The reader removes annotations at the front of the directive, producing errors if they are syntactically invalid, and then goes on to parse as if the annotations were not there:

[ SquareRoot num;
	"Nobody cares about square roots, son.";
];

Constant SECRET_NUMBER = 666;

The reader also produces errors if it sees annotations it does not understand, but which annotations it does understand, and what effect they have, are not the subject of this proposal: this proposal is about syntax alone.

The rules are as follows:

  • An annotation can be preceded by white space, but then begins with a + sign. An identifier follows which matches the regular expression [A-Za-z_][A-Za-z0-9_]+, that is, it begins with a letter or underscore, then consists of letters, digits or underscores.

  • Whitespace can follow the identifier, but cannot appear between the + and the identifier.

  • Following this, the annotation can optionally contain "details", which must appear inside a matched set of round brackets ( and ).

  • Inside the brackets is a list of "terms". Syntactically, the text in the brackets is divided up into "tokens", divided up by whitespace. A token is a run of non-whitespace, or some text in single quotation marks: 91, 'my text' and aquarius are all tokens. The backslash escape \' can be used to write a single quotation mark inside quoted text: 'like \'this\''.

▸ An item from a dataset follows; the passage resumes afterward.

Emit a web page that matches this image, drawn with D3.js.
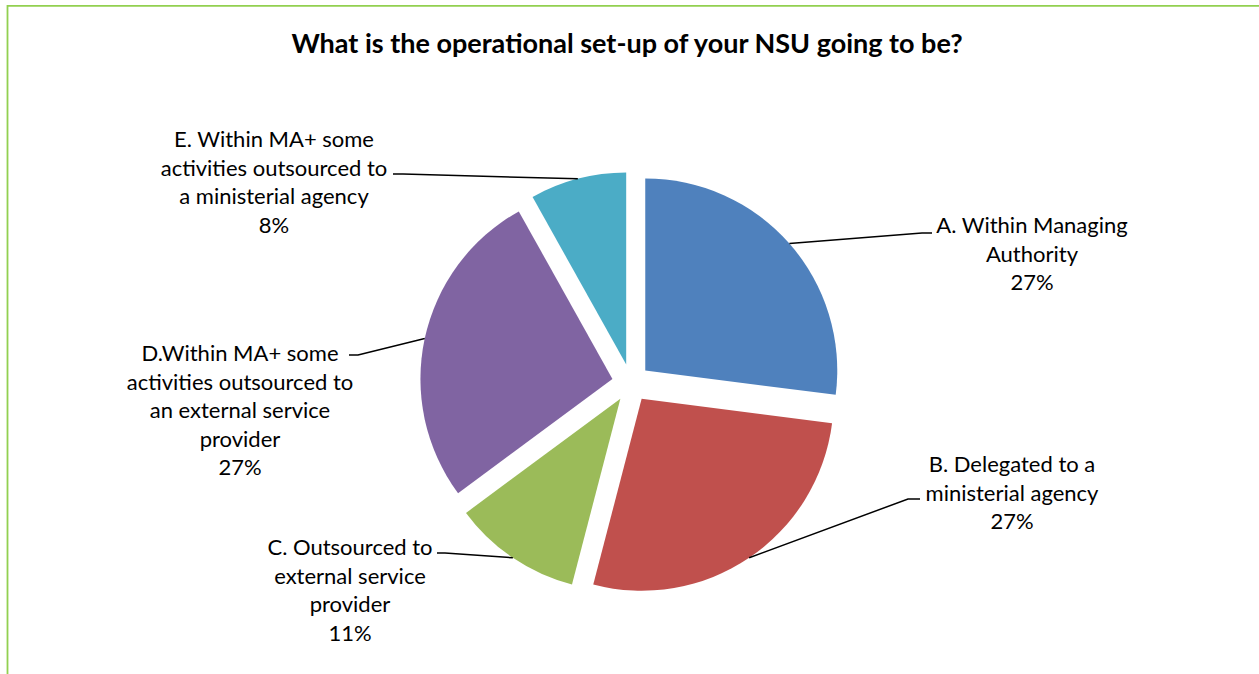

  • Outside of quotation marks, the characters ( and ) must be used in a properly nested way; if a ( appears at the top level, it begins a new token, which only ends with its matching ).

  • Outside of quotation marks and brackets, a comma , acts as a term divider.

  • Terms are key-value pairs, but can be written in two different ways.

  • If a term is a single lexical token, this is considered a value, and the key is the placeholder _. For example, the annotation +eat(brioche) has one term with key _ and value brioche.

  • If a term has two or more lexical tokens, the first token is the key name, and the rest becomes the value. For example +bake(temperature 220 Celsius) has one term with key temperature and value 220 Celsius.

  • In each term, the key must match the regular expression [A-Za-z_][A-Za-z0-9_]+.

  • Identifier and key names should always be read case-sensitively: +xyzzy and +XYZZY are different annotations.

Note that there are no maxima. A directive can have any number of annotations. An annotation can have any number of terms.

Examples

The following are legal:

ANNOTATION                          TERMS IF ANY
+example      
+example()              
+example(2)                         _ = 2
+example (2)                        _ = 2
+example(   2  )                    _ = 2
+example(2, 4)                      _ = 2               _ = 4
+example(2, (4, 17))                _ = 2               _ = (4, 17)
+example(two)                       _ = two
+example(number 2)                  number = 2
+example(using colour)              using = colour
+example(using colour vision)       using = colour vision
+example(using 'colour')            using = colour
+example(using 'k\'5\'')            using = k'5'
+example(using 'x, )')              using = x, )
+example(using 'x', using 'y')      using = x           using = y
+example('using' x)                 using = x

The following are not legal:

+                                   ! No identifier
+(17)                               ! No identifier
+66time                             ! Identifier begins with digit
+bizarre<thing>                     ! Identifier has illegal characters <, >
+example(3, (4)                     ! Mismatched brackets
+example(3)(4)                      ! Mismatched brackets
+example(3, )                       ! Empty term
+example(, 4)                       ! Empty term
+example(3, , 5)                    ! Empty term
+example(using k'5')                ! Single quote not at start or end of token
+example(using'colour')             ! Single quote not at start or end of token

Again, note that the rules above are purely syntactic. They say nothing about which identifiers might be allowed in any given context, or what terms would then be allowed for those identifiers. Syntactically, something like +bake(temperature 110, temperature 180) or +bake(galaxy Pinwheel, food molybdenum) are fine. Semantically, of course, if +bake is allowed at all then it is very unlikely to permit temperature to be repeated, or galaxy to be given at all, or food to be set to molybdenum. But those are not syntax errors.